Die beiden WZB-Forscher heben hervor, die «erhebliche Vertrauenslücke» in Deutschland sei «kein Corona-Effekt, von dem man hätte erwarten können, dass er nach dem Ende der Pandemie wieder verschwindet». Das Vertrauensdefizit sei auch nicht auf den Regierungswechsel im Dezember 2021 zurückzuführen. Es habe sich schon unter Bundeskanzlerin Angela Merkel und deren Pandemiepolitik gezeigt.
Unabhängig vom konkreten Anlass der Protestbewegungen gebe es in Deutschland «eine grosse Gruppe von misstrauischen Bürgern». Zu dieser gehöre den repräsentativen Umfragen nach jede und jeder fünfte Befragte. Die Proteste wie die gegen die Corona-Politik und die gegen die Energie-Politik könnten als «Aufstand der Misstrauischen» interpretiert werden, heisst es.
Laut den Autoren führt das politische Misstrauen nicht zu einem Rückzug der Bürger von der Politik und zu politischer Apathie, wie die Theorie der Postdemokratie annehme.
«Die misstrauischen Bürgerinnen und Bürger besitzen, ganz im Gegenteil, eine deutlich überdurchschnittliche Protestbereitschaft.»
Zugleich beziehe sich das hohe Protestpotenzial nicht nur auf die Gruppe der grundsätzlich Misstrauischen. Bei den Protesten gegen die Energiepolitik habe sich gezeigt, dass das Verständnis dafür unter den Bürgern sehr viel verbreiteter sei.
Menschen ohne Vertrauen in Regierung und Parlament haben den Autoren zufolge auch «ein starkes Gefühl der politischen Ohnmacht». Das Gefühl, keinen Einfluss auf das Regierungshandeln zu haben, gehe mit einer geringen Demokratiezufriedenheit einher. In beiden Krisen hätten sich 23 Prozent der Befragten «völlig unzufrieden mit der Art und Weise gezeigt, wie die Demokratie in Deutschland funktioniert».
Dabei gehe es den kritischen und misstrauischen Bürgern nicht um die Demokratie an sich – ohne, dass definiert wird, was das nun genau sein soll –, sondern um deren Zustand und das ausgemachte Defizit dabei. Viele von ihnen würden eine Lösung des Problems in mehr direkter Demokratie sehen – «konkret: der Einführung eines bindenden Volksentscheids auf Bundesebene».

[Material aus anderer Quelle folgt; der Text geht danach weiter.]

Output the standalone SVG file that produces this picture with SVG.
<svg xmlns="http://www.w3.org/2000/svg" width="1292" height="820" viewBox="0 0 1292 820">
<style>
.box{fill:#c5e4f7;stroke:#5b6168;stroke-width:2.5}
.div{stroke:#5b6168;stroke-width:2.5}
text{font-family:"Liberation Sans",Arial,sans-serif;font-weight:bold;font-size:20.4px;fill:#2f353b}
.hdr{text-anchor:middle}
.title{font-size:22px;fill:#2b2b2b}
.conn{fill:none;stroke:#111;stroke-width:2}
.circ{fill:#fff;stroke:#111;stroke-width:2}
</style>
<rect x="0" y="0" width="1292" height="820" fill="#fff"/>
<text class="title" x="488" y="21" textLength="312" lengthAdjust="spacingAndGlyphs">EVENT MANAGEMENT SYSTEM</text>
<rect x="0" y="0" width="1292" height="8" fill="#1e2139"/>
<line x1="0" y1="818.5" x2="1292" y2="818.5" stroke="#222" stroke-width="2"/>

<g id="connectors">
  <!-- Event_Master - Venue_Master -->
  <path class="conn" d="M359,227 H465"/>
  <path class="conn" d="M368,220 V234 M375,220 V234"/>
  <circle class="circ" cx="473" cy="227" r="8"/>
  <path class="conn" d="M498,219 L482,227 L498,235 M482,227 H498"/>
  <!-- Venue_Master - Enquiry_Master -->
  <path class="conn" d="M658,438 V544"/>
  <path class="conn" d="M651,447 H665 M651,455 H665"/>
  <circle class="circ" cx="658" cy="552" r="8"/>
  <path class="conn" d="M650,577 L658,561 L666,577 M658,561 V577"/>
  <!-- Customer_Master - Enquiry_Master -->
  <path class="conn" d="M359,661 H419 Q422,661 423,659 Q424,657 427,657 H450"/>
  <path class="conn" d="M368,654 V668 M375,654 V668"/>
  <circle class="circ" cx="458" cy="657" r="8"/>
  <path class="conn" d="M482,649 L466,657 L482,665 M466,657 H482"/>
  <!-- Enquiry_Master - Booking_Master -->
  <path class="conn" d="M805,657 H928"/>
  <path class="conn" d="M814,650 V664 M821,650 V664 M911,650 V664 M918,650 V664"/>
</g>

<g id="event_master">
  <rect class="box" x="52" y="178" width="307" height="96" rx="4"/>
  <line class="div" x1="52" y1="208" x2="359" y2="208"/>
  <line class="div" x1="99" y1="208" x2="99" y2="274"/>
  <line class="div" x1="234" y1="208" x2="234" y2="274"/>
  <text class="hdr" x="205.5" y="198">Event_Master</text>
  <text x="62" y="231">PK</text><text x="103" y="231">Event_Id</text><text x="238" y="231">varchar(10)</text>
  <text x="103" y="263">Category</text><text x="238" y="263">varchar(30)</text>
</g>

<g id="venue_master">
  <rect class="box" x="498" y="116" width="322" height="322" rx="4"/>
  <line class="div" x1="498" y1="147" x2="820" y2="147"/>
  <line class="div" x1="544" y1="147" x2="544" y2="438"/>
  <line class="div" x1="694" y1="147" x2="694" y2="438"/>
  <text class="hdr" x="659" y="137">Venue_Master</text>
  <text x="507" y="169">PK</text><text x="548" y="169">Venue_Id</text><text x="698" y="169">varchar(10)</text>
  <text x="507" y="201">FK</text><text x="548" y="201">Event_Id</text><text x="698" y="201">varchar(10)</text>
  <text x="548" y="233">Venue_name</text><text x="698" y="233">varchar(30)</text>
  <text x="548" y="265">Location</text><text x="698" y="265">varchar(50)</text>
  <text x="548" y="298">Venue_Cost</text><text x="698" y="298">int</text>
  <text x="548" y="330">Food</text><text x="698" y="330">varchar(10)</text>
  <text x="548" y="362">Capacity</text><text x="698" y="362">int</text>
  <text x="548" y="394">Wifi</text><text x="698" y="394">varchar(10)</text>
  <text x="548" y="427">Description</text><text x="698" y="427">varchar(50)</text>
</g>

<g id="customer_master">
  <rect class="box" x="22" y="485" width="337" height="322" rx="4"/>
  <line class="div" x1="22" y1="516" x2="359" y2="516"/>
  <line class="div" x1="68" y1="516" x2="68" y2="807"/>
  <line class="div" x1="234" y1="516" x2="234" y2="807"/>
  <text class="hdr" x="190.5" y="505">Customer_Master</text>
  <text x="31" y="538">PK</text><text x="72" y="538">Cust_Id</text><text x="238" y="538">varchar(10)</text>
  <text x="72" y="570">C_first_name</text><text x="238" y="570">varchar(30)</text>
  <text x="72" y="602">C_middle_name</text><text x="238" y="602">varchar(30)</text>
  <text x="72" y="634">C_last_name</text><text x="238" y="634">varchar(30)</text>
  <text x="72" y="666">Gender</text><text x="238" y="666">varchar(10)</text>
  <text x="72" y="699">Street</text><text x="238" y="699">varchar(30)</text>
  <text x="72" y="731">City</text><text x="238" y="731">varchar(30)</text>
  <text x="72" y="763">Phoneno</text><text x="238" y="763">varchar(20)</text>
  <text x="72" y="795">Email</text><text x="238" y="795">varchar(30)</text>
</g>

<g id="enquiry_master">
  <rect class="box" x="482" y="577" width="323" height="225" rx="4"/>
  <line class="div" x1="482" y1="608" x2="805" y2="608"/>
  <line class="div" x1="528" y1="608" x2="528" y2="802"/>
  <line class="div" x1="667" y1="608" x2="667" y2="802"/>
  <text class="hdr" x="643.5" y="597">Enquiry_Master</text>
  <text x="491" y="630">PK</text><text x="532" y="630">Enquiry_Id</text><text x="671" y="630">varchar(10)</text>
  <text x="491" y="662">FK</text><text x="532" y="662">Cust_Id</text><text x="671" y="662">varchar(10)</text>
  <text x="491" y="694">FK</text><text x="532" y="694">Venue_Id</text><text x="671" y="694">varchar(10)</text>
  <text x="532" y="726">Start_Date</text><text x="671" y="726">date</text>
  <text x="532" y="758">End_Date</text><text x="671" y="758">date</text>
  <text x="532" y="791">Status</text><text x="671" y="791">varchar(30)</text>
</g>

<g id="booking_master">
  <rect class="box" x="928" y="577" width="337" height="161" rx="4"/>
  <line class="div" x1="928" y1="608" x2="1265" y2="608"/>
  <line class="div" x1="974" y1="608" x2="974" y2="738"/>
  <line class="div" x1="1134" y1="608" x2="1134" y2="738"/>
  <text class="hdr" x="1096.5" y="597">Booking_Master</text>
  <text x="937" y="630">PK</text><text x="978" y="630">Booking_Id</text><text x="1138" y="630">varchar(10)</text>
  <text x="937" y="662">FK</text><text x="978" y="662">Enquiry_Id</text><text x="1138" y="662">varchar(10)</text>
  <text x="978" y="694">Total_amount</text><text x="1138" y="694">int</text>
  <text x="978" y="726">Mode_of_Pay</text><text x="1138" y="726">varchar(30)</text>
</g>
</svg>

«Je weniger politisches Vertrauen die Bürger haben, desto stärker befürworten sie die Einführung von Volksentscheiden als Alternative zur parlamentarischen Demokratie. Das wichtigste politische Ziel der misstrauischen Bürger ist es also nicht, die Demokratie durch ein autoritäres System zu ersetzen, sondern durch eine andere Form der Demokratie.»

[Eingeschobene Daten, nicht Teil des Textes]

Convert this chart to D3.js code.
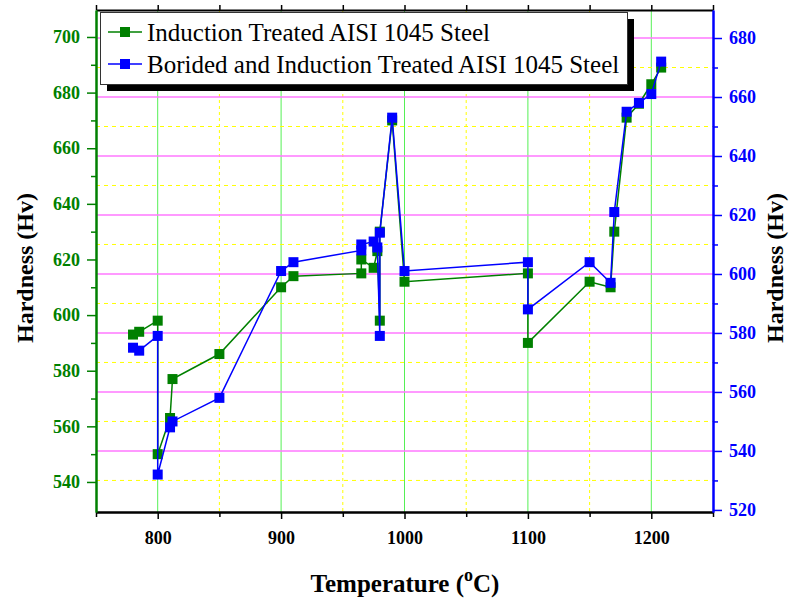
<!DOCTYPE html>
<html>
<head>
<meta charset="utf-8">
<script src="https://cdn.jsdelivr.net/npm/d3@7"></script>
<style>
  html, body { margin: 0; padding: 0; background: #fff; }
  svg { display: block; }
</style>
</head>
<body>
<svg id="chart" width="789" height="602"></svg>
<script>
// ---------------- data ----------------
const temperature = [780, 785, 800, 800, 810, 812, 850, 900, 910, 965, 965, 975, 978, 980, 980, 990, 1000, 1100, 1100, 1150, 1167, 1170, 1180, 1190, 1200, 1208];
const hardnessInduction = [593, 594, 598, 550, 563, 577, 586, 610, 614, 615, 620, 617, 623, 598, 630, 670, 612, 615, 590, 612, 610, 630, 671, 676, 683, 689];
const hardnessBorided   = [575, 574, 579, 532, 548, 550, 558, 601, 604, 608, 610, 611, 609, 579, 614, 653, 601, 604, 588, 604, 597, 621, 655, 658, 661, 672];
const seriesNames = ["Induction Treated AISI 1045 Steel", "Borided and Induction Treated AISI 1045 Steel"];
const xTicks = [800, 900, 1000, 1100, 1200];
const xMinorTicks = [750, 850, 950, 1050, 1150, 1250];
const leftTicks = [540, 560, 580, 600, 620, 640, 660, 680, 700];
const leftMinorTicks = [550, 570, 590, 610, 630, 650, 670, 690];
const rightTicks = [520, 540, 560, 580, 600, 620, 640, 660, 680];
const rightMinorTicks = [530, 550, 570, 590, 610, 630, 650, 670];
const xTitle = "Temperature (";
const yTitle = "Hardness (Hv)";

// ---------------- layout ----------------
const L = 96, R = 713, T = 10, B = 512;
const GREEN = "#008000", BLUE = "#0000ff";
const FONT = "'Liberation Serif', 'Times New Roman', serif";

const x = d3.scaleLinear().domain([750, 1250]).range([L, R]);
const yL = d3.scaleLinear().domain([529.2, 709.7]).range([B, T]);
const yR = d3.scaleLinear().domain([519.3, 689.5]).range([B, T]);

const svg = d3.select("#chart");

// ---------------- grid ----------------
const grid = svg.append("g");
grid.selectAll(".vmaj").data(xTicks).join("line")
  .attr("x1", d => x(d)).attr("x2", d => x(d)).attr("y1", T).attr("y2", B)
  .attr("stroke", "#55f055").attr("stroke-width", 1);
grid.selectAll(".vmin").data(xMinorTicks.filter(d => d > 750 && d < 1250)).join("line")
  .attr("x1", d => x(d)).attr("x2", d => x(d)).attr("y1", T).attr("y2", B)
  .attr("stroke", "#ffff00").attr("stroke-width", 1).attr("stroke-dasharray", "3,3");
grid.selectAll(".hmaj").data(rightTicks.filter(d => d > 525)).join("line")
  .attr("x1", L).attr("x2", R).attr("y1", d => yR(d)).attr("y2", d => yR(d))
  .attr("stroke", "#ff77ff").attr("stroke-width", 1.5);
grid.selectAll(".hmin").data(rightMinorTicks).join("line")
  .attr("x1", L).attr("x2", R).attr("y1", d => yR(d)).attr("y2", d => yR(d))
  .attr("stroke", "#ffff00").attr("stroke-width", 1).attr("stroke-dasharray", "4,4");

// ---------------- series ----------------
function drawSeries(vals, yScale, color) {
  const pts = temperature.map((t, i) => [t, vals[i]]);
  const line = d3.line().x(d => x(d[0])).y(d => yScale(d[1]));
  svg.append("path").datum(pts).attr("d", line)
    .attr("fill", "none").attr("stroke", color).attr("stroke-width", 1.5);
  svg.append("g").selectAll("rect").data(pts).join("rect")
    .attr("x", d => x(d[0]) - 5).attr("y", d => yScale(d[1]) - 5)
    .attr("width", 10).attr("height", 10).attr("fill", color);
}
drawSeries(hardnessInduction, yL, GREEN);
drawSeries(hardnessBorided, yR, BLUE);

// ---------------- axes ----------------
function styleAxis(g, color, width) {
  g.select(".domain").attr("stroke", color).attr("stroke-width", width);
  g.selectAll(".tick line").attr("stroke", color).attr("stroke-width", 1.5);
  g.selectAll(".tick text").attr("fill", color).attr("font-family", FONT)
    .attr("font-weight", "bold").attr("font-size", 18);
}

// bottom
const gxMin = svg.append("g").attr("transform", `translate(0,${B})`)
  .call(d3.axisBottom(x).tickValues(xMinorTicks).tickSize(5).tickFormat("").tickSizeOuter(0));
styleAxis(gxMin, "#000", 2);
const gx = svg.append("g").attr("transform", `translate(0,${B})`)
  .call(d3.axisBottom(x).tickValues(xTicks).tickSize(7).tickPadding(12).tickFormat(d3.format("d")).tickSizeOuter(0));
styleAxis(gx, "#000", 2);

// top
const gt = svg.append("g").attr("transform", `translate(0,${T})`)
  .call(d3.axisTop(x).tickValues(xTicks.concat(xMinorTicks)).tickSize(5).tickFormat("").tickSizeOuter(0));
styleAxis(gt, "#000", 2);

// left
const gyMin = svg.append("g").attr("transform", `translate(${L},0)`)
  .call(d3.axisLeft(yL).tickValues(leftMinorTicks).tickSize(5).tickFormat("").tickSizeOuter(0));
styleAxis(gyMin, GREEN, 2);
const gy = svg.append("g").attr("transform", `translate(${L},0)`)
  .call(d3.axisLeft(yL).tickValues(leftTicks).tickSize(9).tickPadding(7).tickFormat(d3.format("d")).tickSizeOuter(0));
styleAxis(gy, GREEN, 2);

// right
const gyrMin = svg.append("g").attr("transform", `translate(${R},0)`)
  .call(d3.axisRight(yR).tickValues(rightMinorTicks).tickSize(5).tickFormat("").tickSizeOuter(0));
styleAxis(gyrMin, BLUE, 2);
const gyr = svg.append("g").attr("transform", `translate(${R},0)`)
  .call(d3.axisRight(yR).tickValues(rightTicks).tickSize(9).tickPadding(7).tickFormat(d3.format("d")).tickSizeOuter(0));
styleAxis(gyr, BLUE, 2);

// ---------------- titles ----------------
const xt = svg.append("text").attr("x", 405).attr("y", 592)
  .attr("text-anchor", "middle").attr("font-family", FONT).attr("font-weight", "bold")
  .attr("font-size", 25).attr("fill", "#000");
xt.append("tspan").text(xTitle);
xt.append("tspan").attr("dy", -11).attr("font-size", 18).text("o");
xt.append("tspan").attr("dy", 11).text("C)");

svg.append("text").attr("transform", "translate(33,268) rotate(-90)")
  .attr("text-anchor", "middle").attr("font-family", FONT).attr("font-weight", "bold")
  .attr("font-size", 24).attr("fill", "#000").text(yTitle);
svg.append("text").attr("transform", "translate(783,268) rotate(-90)")
  .attr("text-anchor", "middle").attr("font-family", FONT).attr("font-weight", "bold")
  .attr("font-size", 24).attr("fill", "#000").text(yTitle);

// ---------------- legend ----------------
const lg = svg.append("g");
lg.append("rect").attr("x", 107).attr("y", 19).attr("width", 527).attr("height", 72).attr("fill", "#000");
lg.append("rect").attr("x", 100.5).attr("y", 12.5).attr("width", 527).attr("height", 72)
  .attr("fill", "#fff").attr("stroke", "#333").attr("stroke-width", 1);
const legendColors = [GREEN, BLUE];
const legendY = [32, 64];
seriesNames.forEach((name, i) => {
  const yy = legendY[i];
  lg.append("line").attr("x1", 108).attr("x2", 142).attr("y1", yy).attr("y2", yy)
    .attr("stroke", legendColors[i]).attr("stroke-width", 1.5);
  lg.append("rect").attr("x", 120).attr("y", yy - 5).attr("width", 10).attr("height", 10)
    .attr("fill", legendColors[i]);
  lg.append("text").attr("x", 147).attr("y", yy).attr("dy", "0.34em")
    .attr("font-family", FONT).attr("font-size", 25).attr("fill", "#000").text(name);
});
</script>
</body>
</html>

Trotz dieser Erkenntnisse sehen die WZB-Forscher in dem ausgemachten Misstrauen und der Protestbereitschaft «Anlass zur Sorge um die Demokratie in Deutschland». Sie schreiben, es gebe Grund, «den misstrauischen Bürgern gegenüber misstrauisch zu sein».
Sie könnten zwar «ein erhebliches Potenzial für fortschrittliche politische Reformen in Deutschland» darstellen, seien aber ein «ambivalentes Phänomen: Sie sind jenseits von Wahlen politisch aktiv und setzen sich für mehr demokratische Beteiligung ein, wie dies für progressive politische Bewegungen charakteristisch ist».
Aber sie würden sich «deutlich von den Eigenschaften aufgeklärter Postmaterialisten» unterscheiden. Und sich selbst zwar «überwiegend in der politischen Mitte» verorten, aber «mit einigen ihrer politischen Positionen finden sie sich bei regressiven und illiberalen Bewegungen wieder». Die Sozialforscher sortieren die misstrauischen Bürger denn auch «politisch vor allem bei der AfD» ein.
Am Ende stellen die beiden Autoren fest, die Tatsache, dass 20 bis 25 Prozent der Bürger kein Vertrauen in Regierung und Parlament haben, sei «eine denkbar schlechte Voraussetzung für jedes ambitionierte Regieren». Darauf, dass die Inhalte dieses Regierens und die Frage, wessen Interessen es dient, zu den Quellen des ausgemachten Misstrauens gehören, gehen sie nicht ein.